WASHINGTON — President Biden is scheduled to meet on Friday afternoon with Ursula von der Leyen, the president of the European Commission, and the two leaders are expected to coordinate on support for Ukraine and open negotiations over U.S. clean energy subsidies that have prompted anger among some European nations.
The discussion, scheduled for 2 p.m. at the White House, will range from a potential trade deal to concerns over China’s support for Moscow, and will be a test of the trans-Atlantic allies’ ability to hold together a unified front on the global stage even as they deal with internal disagreements.
While Mr.

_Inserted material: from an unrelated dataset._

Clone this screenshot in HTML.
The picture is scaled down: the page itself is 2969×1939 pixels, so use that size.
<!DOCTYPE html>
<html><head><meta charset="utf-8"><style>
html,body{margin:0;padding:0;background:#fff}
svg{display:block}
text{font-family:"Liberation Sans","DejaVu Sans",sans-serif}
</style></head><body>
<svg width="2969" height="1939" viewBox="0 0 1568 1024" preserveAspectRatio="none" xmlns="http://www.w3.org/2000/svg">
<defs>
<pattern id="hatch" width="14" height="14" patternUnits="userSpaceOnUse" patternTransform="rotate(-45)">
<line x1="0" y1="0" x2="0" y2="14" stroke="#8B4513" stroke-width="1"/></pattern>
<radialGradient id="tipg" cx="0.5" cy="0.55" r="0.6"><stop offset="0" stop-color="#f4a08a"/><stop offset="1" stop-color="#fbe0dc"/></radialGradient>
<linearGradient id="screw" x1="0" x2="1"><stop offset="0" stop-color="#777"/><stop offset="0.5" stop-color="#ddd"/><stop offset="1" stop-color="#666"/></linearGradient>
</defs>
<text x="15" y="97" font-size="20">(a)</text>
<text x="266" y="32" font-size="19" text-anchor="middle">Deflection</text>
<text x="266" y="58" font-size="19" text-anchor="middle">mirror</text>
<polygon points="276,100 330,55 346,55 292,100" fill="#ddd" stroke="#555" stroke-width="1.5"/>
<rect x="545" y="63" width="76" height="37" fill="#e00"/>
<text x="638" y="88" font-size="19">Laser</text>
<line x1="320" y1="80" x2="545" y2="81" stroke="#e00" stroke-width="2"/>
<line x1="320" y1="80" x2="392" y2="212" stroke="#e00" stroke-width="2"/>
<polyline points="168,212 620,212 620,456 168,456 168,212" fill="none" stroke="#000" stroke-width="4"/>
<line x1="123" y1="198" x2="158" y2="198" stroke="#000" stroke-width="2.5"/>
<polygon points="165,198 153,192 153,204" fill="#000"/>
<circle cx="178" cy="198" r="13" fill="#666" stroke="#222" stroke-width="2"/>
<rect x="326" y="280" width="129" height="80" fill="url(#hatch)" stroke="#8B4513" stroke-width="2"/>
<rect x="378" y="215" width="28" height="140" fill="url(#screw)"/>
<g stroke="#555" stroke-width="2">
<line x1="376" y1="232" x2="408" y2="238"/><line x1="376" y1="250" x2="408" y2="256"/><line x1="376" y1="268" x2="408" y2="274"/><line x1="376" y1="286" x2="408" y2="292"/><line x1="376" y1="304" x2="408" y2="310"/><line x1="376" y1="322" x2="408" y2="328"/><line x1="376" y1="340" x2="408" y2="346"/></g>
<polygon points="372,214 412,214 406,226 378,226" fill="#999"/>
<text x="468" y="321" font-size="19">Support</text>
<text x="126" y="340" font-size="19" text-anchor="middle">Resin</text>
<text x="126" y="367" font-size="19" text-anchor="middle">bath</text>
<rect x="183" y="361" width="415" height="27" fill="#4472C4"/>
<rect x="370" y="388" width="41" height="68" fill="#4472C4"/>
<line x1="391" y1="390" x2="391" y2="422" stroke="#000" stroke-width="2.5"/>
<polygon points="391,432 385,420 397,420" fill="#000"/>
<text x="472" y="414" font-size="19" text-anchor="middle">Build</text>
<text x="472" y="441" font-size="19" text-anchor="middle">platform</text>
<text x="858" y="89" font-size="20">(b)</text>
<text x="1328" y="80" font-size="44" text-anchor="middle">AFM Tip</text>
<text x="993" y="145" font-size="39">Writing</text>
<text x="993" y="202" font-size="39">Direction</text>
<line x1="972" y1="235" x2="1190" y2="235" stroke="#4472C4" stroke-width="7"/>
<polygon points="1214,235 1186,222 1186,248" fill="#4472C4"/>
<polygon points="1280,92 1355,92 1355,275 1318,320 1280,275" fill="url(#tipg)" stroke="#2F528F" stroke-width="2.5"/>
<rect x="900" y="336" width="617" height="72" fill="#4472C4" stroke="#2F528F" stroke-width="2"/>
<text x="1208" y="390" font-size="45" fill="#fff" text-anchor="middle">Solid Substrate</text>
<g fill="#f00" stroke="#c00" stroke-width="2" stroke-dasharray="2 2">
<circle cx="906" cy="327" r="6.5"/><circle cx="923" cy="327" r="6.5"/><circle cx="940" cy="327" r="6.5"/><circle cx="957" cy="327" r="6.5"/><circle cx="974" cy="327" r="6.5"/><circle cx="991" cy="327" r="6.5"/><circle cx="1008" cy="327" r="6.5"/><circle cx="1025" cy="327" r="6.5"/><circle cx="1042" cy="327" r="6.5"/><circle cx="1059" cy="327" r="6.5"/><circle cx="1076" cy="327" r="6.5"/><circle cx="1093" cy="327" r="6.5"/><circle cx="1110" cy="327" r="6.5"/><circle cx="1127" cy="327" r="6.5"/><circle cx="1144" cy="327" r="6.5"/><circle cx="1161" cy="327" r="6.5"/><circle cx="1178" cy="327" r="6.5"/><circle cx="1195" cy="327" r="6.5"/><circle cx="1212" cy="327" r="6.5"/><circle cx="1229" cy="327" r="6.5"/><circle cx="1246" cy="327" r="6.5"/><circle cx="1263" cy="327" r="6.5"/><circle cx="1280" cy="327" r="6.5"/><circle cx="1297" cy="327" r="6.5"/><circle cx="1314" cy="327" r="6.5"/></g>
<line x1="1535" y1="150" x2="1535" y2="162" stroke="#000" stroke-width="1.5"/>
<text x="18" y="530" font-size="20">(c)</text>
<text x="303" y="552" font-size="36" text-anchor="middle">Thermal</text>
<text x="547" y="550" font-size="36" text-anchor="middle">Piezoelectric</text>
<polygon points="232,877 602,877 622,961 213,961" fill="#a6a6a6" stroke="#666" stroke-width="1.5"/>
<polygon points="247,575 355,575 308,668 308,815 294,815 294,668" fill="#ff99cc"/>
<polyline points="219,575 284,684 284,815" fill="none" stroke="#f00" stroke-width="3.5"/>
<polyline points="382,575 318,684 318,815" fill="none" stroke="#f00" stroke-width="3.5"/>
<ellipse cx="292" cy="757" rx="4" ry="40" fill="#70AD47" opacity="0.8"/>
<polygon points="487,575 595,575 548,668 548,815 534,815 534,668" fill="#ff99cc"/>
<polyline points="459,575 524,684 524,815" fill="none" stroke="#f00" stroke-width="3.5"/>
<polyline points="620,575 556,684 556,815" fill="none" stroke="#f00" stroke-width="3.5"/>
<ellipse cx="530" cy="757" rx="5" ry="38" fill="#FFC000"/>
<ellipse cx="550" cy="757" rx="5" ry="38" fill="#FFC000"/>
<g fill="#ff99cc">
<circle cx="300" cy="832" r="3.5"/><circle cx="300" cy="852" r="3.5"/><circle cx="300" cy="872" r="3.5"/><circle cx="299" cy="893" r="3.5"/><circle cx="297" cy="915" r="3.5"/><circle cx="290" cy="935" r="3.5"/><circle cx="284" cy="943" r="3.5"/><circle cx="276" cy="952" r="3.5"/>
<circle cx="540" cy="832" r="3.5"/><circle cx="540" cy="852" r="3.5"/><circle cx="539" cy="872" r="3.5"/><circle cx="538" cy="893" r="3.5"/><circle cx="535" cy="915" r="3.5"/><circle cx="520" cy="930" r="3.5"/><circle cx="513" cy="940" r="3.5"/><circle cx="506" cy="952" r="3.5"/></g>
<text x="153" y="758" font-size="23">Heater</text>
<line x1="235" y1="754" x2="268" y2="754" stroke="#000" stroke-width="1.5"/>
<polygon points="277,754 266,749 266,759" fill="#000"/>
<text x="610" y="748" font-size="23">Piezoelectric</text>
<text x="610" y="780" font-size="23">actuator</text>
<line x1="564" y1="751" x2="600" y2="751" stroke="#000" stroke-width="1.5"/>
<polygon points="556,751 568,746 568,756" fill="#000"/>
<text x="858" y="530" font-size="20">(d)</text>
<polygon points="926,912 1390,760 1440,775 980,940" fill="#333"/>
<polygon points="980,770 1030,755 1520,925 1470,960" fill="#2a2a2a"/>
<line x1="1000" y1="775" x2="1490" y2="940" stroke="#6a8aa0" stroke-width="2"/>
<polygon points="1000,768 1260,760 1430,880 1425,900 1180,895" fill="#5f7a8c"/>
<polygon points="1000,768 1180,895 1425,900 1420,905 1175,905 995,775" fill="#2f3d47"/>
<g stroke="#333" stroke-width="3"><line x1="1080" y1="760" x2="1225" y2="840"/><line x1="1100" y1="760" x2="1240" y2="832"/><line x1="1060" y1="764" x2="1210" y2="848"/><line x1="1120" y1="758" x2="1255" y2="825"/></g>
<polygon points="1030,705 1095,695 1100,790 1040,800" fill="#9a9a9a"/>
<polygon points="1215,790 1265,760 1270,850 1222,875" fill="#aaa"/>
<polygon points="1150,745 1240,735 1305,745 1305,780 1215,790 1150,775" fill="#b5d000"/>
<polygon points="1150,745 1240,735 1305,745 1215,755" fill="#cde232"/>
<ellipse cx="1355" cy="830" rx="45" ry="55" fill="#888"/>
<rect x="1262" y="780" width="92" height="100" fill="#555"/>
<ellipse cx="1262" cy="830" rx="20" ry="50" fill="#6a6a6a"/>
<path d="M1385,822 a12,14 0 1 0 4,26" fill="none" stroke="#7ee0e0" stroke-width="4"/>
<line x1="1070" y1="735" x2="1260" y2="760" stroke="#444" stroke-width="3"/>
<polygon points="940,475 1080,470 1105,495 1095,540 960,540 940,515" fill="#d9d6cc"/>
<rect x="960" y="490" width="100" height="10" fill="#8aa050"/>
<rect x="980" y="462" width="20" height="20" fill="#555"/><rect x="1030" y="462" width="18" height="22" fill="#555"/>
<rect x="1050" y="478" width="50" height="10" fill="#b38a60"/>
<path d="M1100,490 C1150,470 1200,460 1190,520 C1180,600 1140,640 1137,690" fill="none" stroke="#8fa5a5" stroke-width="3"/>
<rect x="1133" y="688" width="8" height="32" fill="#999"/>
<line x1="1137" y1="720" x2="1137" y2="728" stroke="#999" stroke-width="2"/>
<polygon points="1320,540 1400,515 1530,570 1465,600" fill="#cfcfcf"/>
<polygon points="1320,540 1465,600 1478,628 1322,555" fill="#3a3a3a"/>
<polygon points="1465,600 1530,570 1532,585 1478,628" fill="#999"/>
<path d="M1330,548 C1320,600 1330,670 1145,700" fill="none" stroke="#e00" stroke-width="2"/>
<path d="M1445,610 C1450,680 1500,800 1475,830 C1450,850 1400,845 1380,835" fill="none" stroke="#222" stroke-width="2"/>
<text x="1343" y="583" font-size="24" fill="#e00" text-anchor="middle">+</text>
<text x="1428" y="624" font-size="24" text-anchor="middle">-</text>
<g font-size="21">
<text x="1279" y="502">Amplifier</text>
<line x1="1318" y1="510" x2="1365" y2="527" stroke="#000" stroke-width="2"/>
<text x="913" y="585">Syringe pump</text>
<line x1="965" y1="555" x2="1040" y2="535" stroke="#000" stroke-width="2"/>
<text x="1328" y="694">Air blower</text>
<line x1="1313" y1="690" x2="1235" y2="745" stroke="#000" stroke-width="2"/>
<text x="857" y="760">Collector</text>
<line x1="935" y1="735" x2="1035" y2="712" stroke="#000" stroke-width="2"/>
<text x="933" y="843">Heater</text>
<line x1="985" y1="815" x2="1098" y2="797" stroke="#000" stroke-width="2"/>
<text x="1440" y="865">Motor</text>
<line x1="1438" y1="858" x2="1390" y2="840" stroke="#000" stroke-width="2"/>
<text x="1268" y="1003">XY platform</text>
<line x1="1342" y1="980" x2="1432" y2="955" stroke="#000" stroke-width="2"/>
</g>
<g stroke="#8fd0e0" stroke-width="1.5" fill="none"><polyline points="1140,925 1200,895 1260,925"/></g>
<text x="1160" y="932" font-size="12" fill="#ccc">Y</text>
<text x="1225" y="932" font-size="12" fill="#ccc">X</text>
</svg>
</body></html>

Biden has often celebrated his efforts to unite the West against Russia’s invasion of Ukraine, some of those European allies have expressed frustration over one of the president’s signature economic packages: $370 billion in climate spending that offers tax credits to American consumers to buy new and used electric vehicles. The law restricts the credit to vehicles built in North America and has strict requirements around the critical minerals used to make their batteries.
European officials have been outspoken against the law, which they say will put their companies at a disadvantage. After Mr. Biden and Ms. Von der Leyen meet, they are expected to announce that they will start negotiations focused on the critical minerals, administration officials speaking on the condition of anonymity said on Thursday.
The two leaders are also expected to discuss how they can continue to put economic pressure on Russia as the war in Ukraine rages, the officials said. But Mr. Biden now also faces the challenge of maintaining public support for aid to Ukraine. Polls show American support softening, and while Mr. Biden has rallied European allies, who depend heavily on Russian natural gas, to be more energy independent, many are now grappling with an energy crisis.
The Biden administration has also increasingly cautioned allies that China could soon move to supply weapons to Moscow. The administration officials previewing the meeting said Mr. Biden and Ms. Von der Leyen would discuss how to address “third country actors” in Russia’s war, a term Biden administration officials have used to describe China’s support for Moscow.
Mr. Biden is also expected to thank Ms. Von der Leyen for helping to secure a deal that helped end a dispute over post-Brexit trade rules for Northern Ireland. The deal, known as the Windsor Framework, helped avoid a trade war between Britain and the European Union while opening the door to restoring a functioning government in Northern Ireland.